Google, the Internet search group, defended its scanning and publishing of millions of books online on Monday by saying the project was making finding information on the Web more democratic.
The Californian company struck a deal with author and publisher groups in the United States earlier this year, allowing it to copy books for the Internet.
But the agreement has been criticized and come under the gaze of the U.S. Justice Department because it does not say what Google might charge libraries, for example. Some of them fear the service will become an expensive must-have.
Dan Clancy, architect of the Google program, told a hearing at the European Commission, which is the European Union's executive body, that the group hoped to allow Web surfers to find out-of-print books.
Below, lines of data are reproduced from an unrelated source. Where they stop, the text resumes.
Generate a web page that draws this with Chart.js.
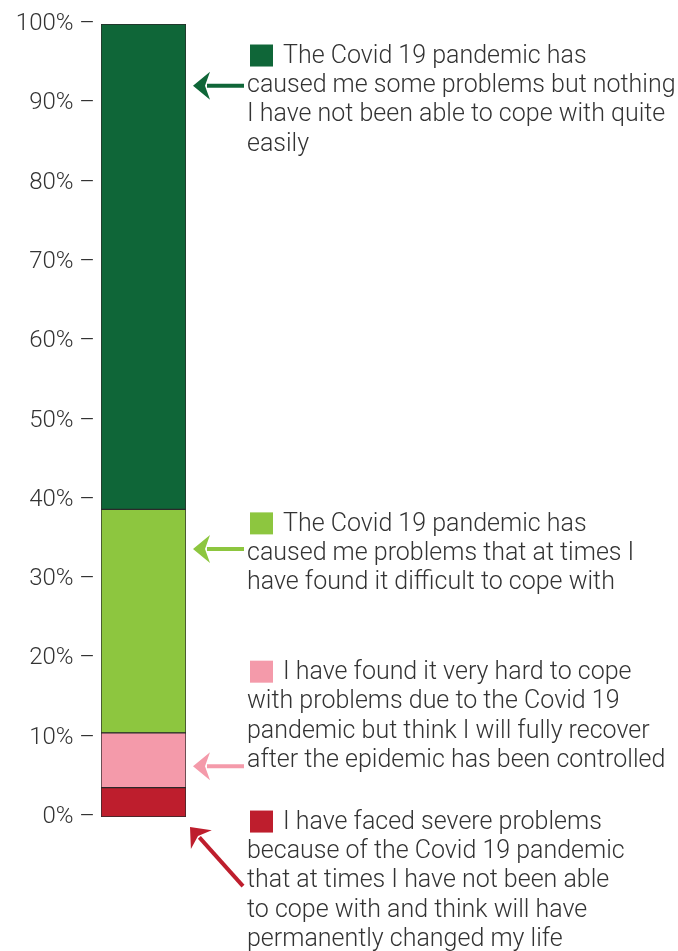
<!DOCTYPE html>
<html>
<head>
<meta charset="utf-8">
<script src="https://cdn.jsdelivr.net/npm/chart.js@4.4.1/dist/chart.umd.min.js"></script>
<style>
  html, body { margin: 0; padding: 0; background: #fff; }
  #wrap { width: 678px; height: 951px; position: relative; }
</style>
</head>
<body>
<div id="wrap"><canvas id="chart"></canvas></div>
<script>
// one stacked column, bottom to top
const categories = ['All respondents'];
const seriesNames = [
  'Severe problems, life permanently changed',
  'Very hard to cope, expect full recovery',
  'Problems at times difficult to cope with',
  'Some problems, coped quite easily'
];
const seriesValues = [3.7, 6.9, 28.2, 61.2];
const seriesColors = ['#be1e2d', '#f49aaa', '#8dc63f', '#0f6638'];
const tickValues = [0, 10, 20, 30, 40, 50, 60, 70, 80, 90, 100];

// side notes, same order as the series
const noteLines = [
  ['I have faced severe problems', 'because of the Covid 19 pandemic', 'that at times I have not been able', 'to cope with and think will have', 'permanently changed my life'],
  ['I have found it very hard to cope', 'with problems due to the Covid 19', 'pandemic but think I will fully recover', 'after the epidemic has been controlled'],
  ['The Covid 19 pandemic has', 'caused me problems that at times I', 'have found it difficult to cope with'],
  ['The Covid 19 pandemic has', 'caused me some problems but nothing', 'I have not been able to cope with quite', 'easily']
];

const FONT = 'Roboto, "Helvetica Neue", "Liberation Sans", Arial, sans-serif';
const TEXT = '#333333';

// note placement: first-line centre (in % on the y scale) and where the arrow points
const noteLayout = [
  { at: -0.7, arrow: 'diag' },
  { at: 18.2, arrowAt: 6.4 },
  { at: 36.9, arrowAt: 33.8 },
  { at: 95.9, arrowAt: 92.2 }
];

function drawArrow(ctx, x1, y1, x2, y2, color) {
  // shaft from (x1,y1) to tip (x2,y2)
  const ang = Math.atan2(y2 - y1, x2 - x1);
  const headLen = 17, headHalf = 14;
  const bx = x2 - Math.cos(ang) * headLen, by = y2 - Math.sin(ang) * headLen;
  ctx.save();
  ctx.strokeStyle = color;
  ctx.fillStyle = color;
  ctx.lineWidth = 4;
  ctx.beginPath();
  ctx.moveTo(x1, y1);
  ctx.lineTo(bx + Math.cos(ang) * 3, by + Math.sin(ang) * 3);
  ctx.stroke();
  ctx.beginPath();
  ctx.moveTo(x2, y2);
  ctx.lineTo(bx - Math.sin(ang) * headHalf, by + Math.cos(ang) * headHalf);
  ctx.lineTo(bx + Math.cos(ang) * 5, by + Math.sin(ang) * 5);
  ctx.lineTo(bx + Math.sin(ang) * headHalf, by - Math.cos(ang) * headHalf);
  ctx.closePath();
  ctx.fill();
  ctx.restore();
}

const notesPlugin = {
  id: 'notes',
  afterDraw(chart) {
    const ctx = chart.ctx;
    const y = chart.scales.y;
    const textX = 247, lineH = 29.3;
    ctx.save();
    ctx.font = '300 25px ' + FONT;
    ctx.textBaseline = 'middle';
    ctx.textAlign = 'left';
    noteLines.forEach((lines, i) => {
      const lay = noteLayout[i];
      const y0 = y.getPixelForValue(lay.at);
      // colour key square
      ctx.fillStyle = seriesColors[i];
      ctx.fillRect(textX + 3, y0 - 12, 23, 22);
      ctx.fillStyle = TEXT;
      lines.forEach((ln, k) => {
        const x = k === 0 ? textX + 36 : textX;
        ctx.fillText(ln, x, y0 + k * lineH);
      });
      if (lay.arrow === 'diag') {
        drawArrow(ctx, 243, y0 + 2 * lineH + 5, 190, y.getPixelForValue(0) + 10, seriesColors[i]);
      } else {
        const ay = y.getPixelForValue(lay.arrowAt);
        drawArrow(ctx, 244, ay, 193, ay, seriesColors[i]);
      }
    });
    ctx.restore();
  }
};

new Chart(document.getElementById('chart'), {
  type: 'bar',
  data: {
    labels: categories,
    datasets: seriesNames.map((name, i) => ({
      label: name,
      data: [seriesValues[i]],
      backgroundColor: seriesColors[i],
      borderColor: '#2a2a2a',
      borderWidth: 1,
      borderSkipped: false,
      barPercentage: 1,
      categoryPercentage: 1
    }))
  },
  options: {
    responsive: true,
    maintainAspectRatio: false,
    animation: false,
    layout: { padding: { left: 0, right: 492, top: 24, bottom: 134 } },
    plugins: { legend: { display: false }, tooltip: { enabled: false } },
    scales: {
      x: { stacked: true, display: false },
      y: {
        stacked: true,
        min: 0,
        max: 100,
        afterBuildTicks(scale) { scale.ticks = tickValues.map(v => ({ value: v })); },
        afterFit(scale) { scale.width = 101; },
        grid: { display: false, drawTicks: false },
        border: { display: false },
        ticks: {
          color: TEXT,
          padding: 6,
          font: { family: FONT, size: 24, weight: 300 },
          callback: v => v + '% \u2013'
        }
      }
    }
  },
  plugins: [notesPlugin]
});
</script>
</body>
</html>
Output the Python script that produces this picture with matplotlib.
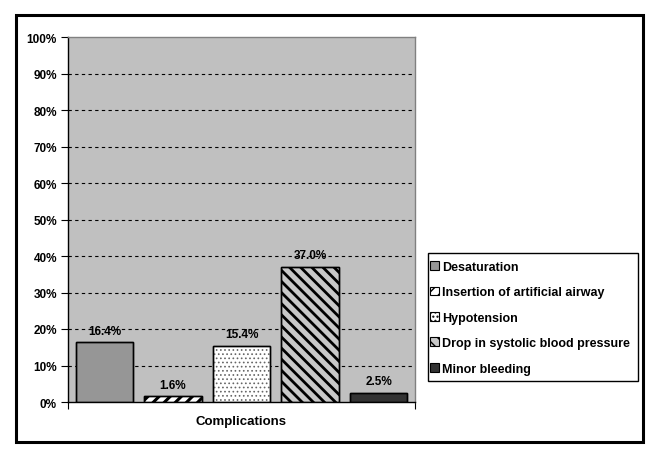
import matplotlib
matplotlib.use("Agg")
import matplotlib.pyplot as plt
from matplotlib.patches import Patch, Rectangle
from matplotlib.ticker import FuncFormatter

plt.rcParams["font.family"] = ["Liberation Sans", "DejaVu Sans"]
plt.rcParams["font.weight"] = "bold"
plt.rcParams["font.size"] = 8

# data
labels = ["Desaturation", "Insertion of artificial airway", "Hypotension",
          "Drop in systolic blood pressure", "Minor bleeding"]
values = [16.4, 1.6, 15.4, 37.0, 2.5]
value_text = ["16.4%", "1.6%", "15.4%", "37.0%", "2.5%"]
category = "Complications"

# styles per series: face, hatch, hatch colour, hatch width
styles = [
    ("#969696", None, None, 1.0),
    ("white", "///", "black", 2.2),
    ("white", "....", "#666666", 0.7),
    ("#C8C8C8", "\\\\\\", "black", 2.0),
    ("#333333", None, None, 1.0),
]

W, H = 660, 460
fig = plt.figure(figsize=(W / 100, H / 100), dpi=100)
ax = fig.add_axes([68 / W, 1 - 403 / H, 347 / W, 365 / H])
ax.set_facecolor("#C0C0C0")


def hatch_patch(p, hc, hw):
    p.set_edgecolor(hc)
    if hasattr(p, "set_hatch_linewidth"):
        p.set_hatch_linewidth(hw)


xs = list(range(len(values)))
ys = [v / 100 for v in values]
for x, y, (fc, hatch, hc, hw) in zip(xs, ys, styles):
    ax.bar(x, y, width=0.835, color=fc, edgecolor="black", linewidth=1.0, zorder=3)
    if hatch:
        b = ax.bar(x, y, width=0.835, fill=False, hatch=hatch, linewidth=0, zorder=3.5)
        for p in b:
            hatch_patch(p, hc, hw)
    # outline again on top
    ax.bar(x, y, width=0.835, fill=False, edgecolor="black", linewidth=1.0, zorder=4)

for x, y, t in zip(xs, ys, value_text):
    ax.annotate(t, (x, y), xytext=(0, 4), textcoords="offset points",
                ha="center", va="bottom", fontsize=8.5, fontweight="bold", zorder=5)

ax.set_xlim(-0.53, 4.53)
ax.set_ylim(0, 1)
yt = [i / 10 for i in range(11)]
ax.set_yticks(yt)
ax.yaxis.set_major_formatter(FuncFormatter(lambda v, p: f"{v:.0%}"))
ax.tick_params(axis="y", direction="out", length=5, width=0.8, color="black", pad=3,
               labelsize=8.5)
for v in yt[1:-1]:
    ax.axhline(v, color="black", linestyle=(0, (3, 3)), linewidth=0.8, zorder=1)

ax.set_xticks([2])
ax.set_xticklabels([category], fontsize=9.5, fontweight="bold")
ax.tick_params(axis="x", which="major", length=0, pad=9)
ax.set_xticks([-0.53, 4.53], minor=True)
ax.tick_params(axis="x", which="minor", direction="out", length=5, width=0.8, color="black")

for side in ["top", "right"]:
    ax.spines[side].set_color("#808080")
    ax.spines[side].set_linewidth(1.0)
for side in ["left", "bottom"]:
    ax.spines[side].set_color("black")
    ax.spines[side].set_linewidth(1.0)

handles = []
for fc, hatch, hc, hw in styles:
    h = Patch(facecolor=fc, edgecolor="black", linewidth=0.8, hatch=hatch)
    handles.append(h)
leg = fig.legend(handles, labels, loc="upper left", bbox_to_anchor=(430 / W, 1 - 262 / H),
                 borderaxespad=0, frameon=False, borderpad=0,
                 handlelength=0.7, handleheight=0.7, handletextpad=0.3,
                 labelspacing=1.07, fontsize=9)

# legend box
fig.patches.append(Rectangle((428 / W, 1 - 382 / H), 210 / W, 128 / H,
                             transform=fig.transFigure, fill=True, facecolor="white",
                             edgecolor="black", linewidth=1.0, zorder=0))

# chart border
fig.patches.append(Rectangle((16 / W, 1 - 443 / H), 627 / W, 427 / H,
                             transform=fig.transFigure, fill=False,
                             edgecolor="black", linewidth=2.2))

fig.savefig("out.png", dpi=100, facecolor="white")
We have seen a democratization of access to online information, said Clancy, engineering director of Google Book Search.
You can discover information which you did not know was there, he said. It is important that these (out-of-print) books are not left behind. Google's interest was in helping people to find the books.
The EU said this year it would examine the Google deal in the United States after Germany said the company had scanned books from U.S. libraries to create a database without asking the authors.
The Commission is considering what Europe should do about scanning and printing books on the Web.
Viviane Reding and Charlie McCreevy, the EU commissioners responsible for media and the European marketplace, said they would look at shaking up copyright laws.
That could make it easier for Europe to follow the United States in scanning and printing more books online.
The EU has launched its own online register, Europeana, which includes books and images ranging from William Shakespeare to pictures of French actress Brigitte Bardot.
But most European countries have been slow in scanning and publishing literature for Europeana and Reding hopes companies such as Google can pick up the slack.
The decision to allow Google to build its library of more than 10 million scanned books has divided opinion worldwide.
The settlement mostly only affects out-of-print books, said James Gleick, one of the writers who sued Google but later agreed to let the group scan old books and print them online.
For us who are authors of out-of-print books, it brings our work to a whole new audience, he told the hearing.
Others are more skeptical. ICOMP, a lobby group sponsored by U.S. software giant Microsoft, said Google's plans to scan and publish would concentrate too much power in its hands.
David Wood, a lawyer working for ICOMP, told reporters Google would create an enduring monopoly in the supply of online books.